Effectively managing human beings is a game of very few clear lines.

Admitting that a new rule is stupid but needs to be done works sometimes, with some people, often depending very much on how you say it and what your relationship is like. You can't use that line all the time, with every rule you disagree with (or every rule they disagree with) because it causes active mistrust of the organization, which breeds discontent and is bad for morale. But, similarly, you can't ardently defend every decision made by higher-ups because that causes them to mistrust you and that also breeds discontent and is bad for morale.

Sometimes you have to say "Do it because I say so" and sometimes you have have to say "This is why we're doing this." And often which one you choose differs from day to day, rule to rule, employee to employee, conversation to conversation.

Machiavelli said "There is no other way to guard yourself against flattery than by making [people] understand that telling you the truth will not offend you, but when all [people] may tell you the truth, you lose their respect."
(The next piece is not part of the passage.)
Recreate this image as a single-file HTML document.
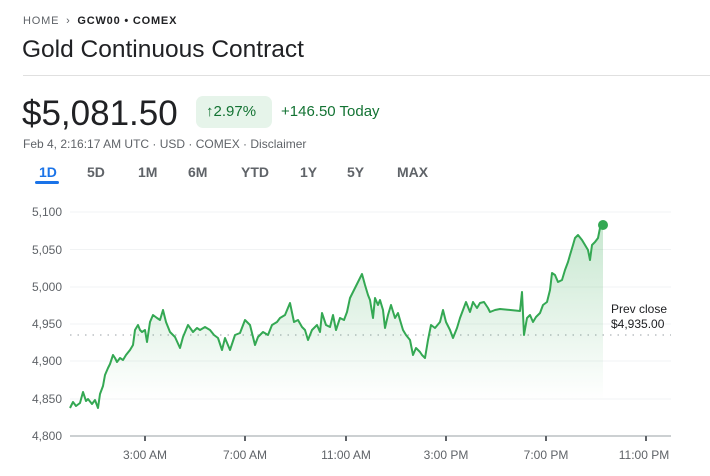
<!DOCTYPE html><html><head><meta charset="utf-8"><style>
body{margin:0;width:710px;height:476px;background:#fff;font-family:"Liberation Sans",sans-serif;position:relative;overflow:hidden}
.a{position:absolute;white-space:nowrap}
</style></head><body>
<div class="a" style="left:23px;top:15px;font-size:11px;letter-spacing:0.8px;color:#5f6368">HOME <span style="margin:0 3px">&#8250;</span> <b style="color:#202124;font-weight:bold">GCW00 • COMEX</b></div>
<div class="a" style="left:22px;top:36px;font-size:24.5px;color:#202124">Gold Continuous Contract</div>
<div class="a" style="left:23px;top:75px;width:687px;height:1px;background:#e0e0e0"></div>
<div class="a" style="left:22px;top:94px;font-size:35px;color:#202124">$5,081.50</div>
<div class="a" style="left:196px;top:96px;width:76px;height:32px;border-radius:7px;background:#e6f4ea"></div>
<div class="a" style="left:206px;top:103px;font-size:15px;color:#137333">&#8593;2.97%</div>
<div class="a" style="left:281px;top:103px;font-size:15px;color:#137333">+146.50 Today</div>
<div class="a" style="left:23px;top:137px;font-size:12px;color:#5f6368">Feb 4, 2:16:17 AM UTC · USD · COMEX · Disclaimer</div>
<div class="a" style="left:39px;top:164px;font-size:14px;color:#1a73e8;font-weight:bold">1D</div>
<div class="a" style="left:35px;top:181px;width:24px;height:3px;background:#1a73e8;border-radius:2px"></div>
<div class="a" style="left:87px;top:164px;font-size:14px;color:#5f6368;font-weight:bold">5D</div>
<div class="a" style="left:138px;top:164px;font-size:14px;color:#5f6368;font-weight:bold">1M</div>
<div class="a" style="left:188px;top:164px;font-size:14px;color:#5f6368;font-weight:bold">6M</div>
<div class="a" style="left:241px;top:164px;font-size:14px;color:#5f6368;font-weight:bold">YTD</div>
<div class="a" style="left:300px;top:164px;font-size:14px;color:#5f6368;font-weight:bold">1Y</div>
<div class="a" style="left:347px;top:164px;font-size:14px;color:#5f6368;font-weight:bold">5Y</div>
<div class="a" style="left:397px;top:164px;font-size:14px;color:#5f6368;font-weight:bold">MAX</div>
<svg class="a" style="left:0;top:0" width="710" height="476">
<defs><linearGradient id="g" gradientUnits="userSpaceOnUse" x1="0" y1="220" x2="0" y2="400"><stop offset="0" stop-color="#34a853" stop-opacity="0.28"/><stop offset="1" stop-color="#34a853" stop-opacity="0"/></linearGradient></defs>
<g stroke="#f1f3f4" stroke-width="1">
<line x1="70" x2="671" y1="212" y2="212"/><line x1="70" x2="671" y1="249.5" y2="249.5"/><line x1="70" x2="671" y1="287" y2="287"/><line x1="70" x2="671" y1="324" y2="324"/><line x1="70" x2="671" y1="361" y2="361"/><line x1="70" x2="671" y1="399" y2="399"/></g>
<line x1="70" x2="671" y1="436" y2="436" stroke="#9aa0a6"/>
<g stroke="#5f6368" stroke-width="2"><line x1="145" x2="145" y1="436" y2="441"/><line x1="245" x2="245" y1="436" y2="441"/><line x1="346" x2="346" y1="436" y2="441"/><line x1="446" x2="446" y1="436" y2="441"/><line x1="546" x2="546" y1="436" y2="441"/><line x1="646" x2="646" y1="436" y2="441"/></g>
<line x1="70" x2="671" y1="335" y2="335" stroke="#9aa0a6" stroke-dasharray="1.5 6"/>
<g font-size="12" fill="#5f6368" text-anchor="end"><text x="62" y="216">5,100</text><text x="62" y="254">5,050</text><text x="62" y="291">5,000</text><text x="62" y="328">4,950</text><text x="62" y="365">4,900</text><text x="62" y="403">4,850</text><text x="62" y="440">4,800</text></g>
<g font-size="12" fill="#5f6368" text-anchor="middle"><text x="145" y="459">3:00 AM</text><text x="245" y="459">7:00 AM</text><text x="346" y="459">11:00 AM</text><text x="446" y="459">3:00 PM</text><text x="546" y="459">7:00 PM</text><text x="644" y="459">11:00 PM</text></g>
<text x="611" y="313" font-size="12" fill="#202124">Prev close</text><text x="611" y="328" font-size="12" fill="#202124">$4,935.00</text>
<path d="M70,408 L73,402 L76,406 L80,403 L83,392 L86,401 L88,399 L92,404 L95,400 L98,408 L100,394 L103,386 L105,375 L108,368 L110,364 L113,355 L115,358 L117,362 L120,358 L123,360 L126,355 L130,350 L133,345 L135,330 L138,325 L140,330 L142,332 L145,330 L147,342 L150,322 L153,315 L157,318 L160,320 L163,310 L166,322 L170,332 L175,337 L180,348 L183,337 L188,325 L193,332 L197,328 L200,330 L205,327 L210,330 L214,335 L218,338 L222,350 L225,338 L230,350 L235,335 L240,333 L245,320 L250,325 L255,345 L258,337 L263,332 L268,335 L272,325 L277,322 L280,318 L285,315 L290,303 L294,322 L298,320 L302,327 L305,330 L308,340 L312,330 L317,325 L320,332 L322,313 L326,325 L330,327 L333,315 L336,330 L340,318 L344,320 L347,312 L350,298 L353,292 L357,284 L362,274 L365,285 L368,295 L370,300 L373,318 L375,298 L378,305 L380,300 L383,310 L385,328 L388,315 L391,305 L395,318 L398,313 L400,320 L403,330 L406,335 L410,340 L413,355 L416,348 L420,352 L422,355 L425,358 L428,340 L431,325 L435,328 L440,322 L443,310 L446,322 L450,330 L453,338 L457,328 L460,318 L463,310 L466,302 L470,312 L473,302 L477,308 L480,303 L484,302 L488,308 L490,312 L495,310 L500,309 L520,311 L522,292 L524,335 L527,318 L530,315 L533,322 L536,317 L540,313 L543,305 L547,302 L550,290 L552,273 L555,275 L558,282 L562,280 L565,270 L568,262 L570,255 L573,245 L575,238 L578,235 L582,240 L585,245 L588,250 L590,260 L592,245 L595,242 L598,238 L600,228 L603,225 L603,400 L70,400 Z" fill="url(#g)" stroke="none"/>
<path d="M70,408 L73,402 L76,406 L80,403 L83,392 L86,401 L88,399 L92,404 L95,400 L98,408 L100,394 L103,386 L105,375 L108,368 L110,364 L113,355 L115,358 L117,362 L120,358 L123,360 L126,355 L130,350 L133,345 L135,330 L138,325 L140,330 L142,332 L145,330 L147,342 L150,322 L153,315 L157,318 L160,320 L163,310 L166,322 L170,332 L175,337 L180,348 L183,337 L188,325 L193,332 L197,328 L200,330 L205,327 L210,330 L214,335 L218,338 L222,350 L225,338 L230,350 L235,335 L240,333 L245,320 L250,325 L255,345 L258,337 L263,332 L268,335 L272,325 L277,322 L280,318 L285,315 L290,303 L294,322 L298,320 L302,327 L305,330 L308,340 L312,330 L317,325 L320,332 L322,313 L326,325 L330,327 L333,315 L336,330 L340,318 L344,320 L347,312 L350,298 L353,292 L357,284 L362,274 L365,285 L368,295 L370,300 L373,318 L375,298 L378,305 L380,300 L383,310 L385,328 L388,315 L391,305 L395,318 L398,313 L400,320 L403,330 L406,335 L410,340 L413,355 L416,348 L420,352 L422,355 L425,358 L428,340 L431,325 L435,328 L440,322 L443,310 L446,322 L450,330 L453,338 L457,328 L460,318 L463,310 L466,302 L470,312 L473,302 L477,308 L480,303 L484,302 L488,308 L490,312 L495,310 L500,309 L520,311 L522,292 L524,335 L527,318 L530,315 L533,322 L536,317 L540,313 L543,305 L547,302 L550,290 L552,273 L555,275 L558,282 L562,280 L565,270 L568,262 L570,255 L573,245 L575,238 L578,235 L582,240 L585,245 L588,250 L590,260 L592,245 L595,242 L598,238 L600,228 L603,225" fill="none" stroke="#34a853" stroke-width="2" stroke-linejoin="round"/>
<circle cx="603" cy="225" r="5" fill="#34a853"/>
</svg>
</body></html>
I remember reading that when I was a teenager, long before I had ever been in charge of anyone, and I spent a lot of time thinking about it. And it made me realize that there's no one single path, no simple rules, no one-size-fits-all way to go about thing where other humans are concerned.

People joke about managers who can't do the jobs of the people the manage, about "failing upwards" and the like, but managing people is really its own skillset, completely separate from whatever skillsets you're managing. It's challenging but I also find it very rewarding.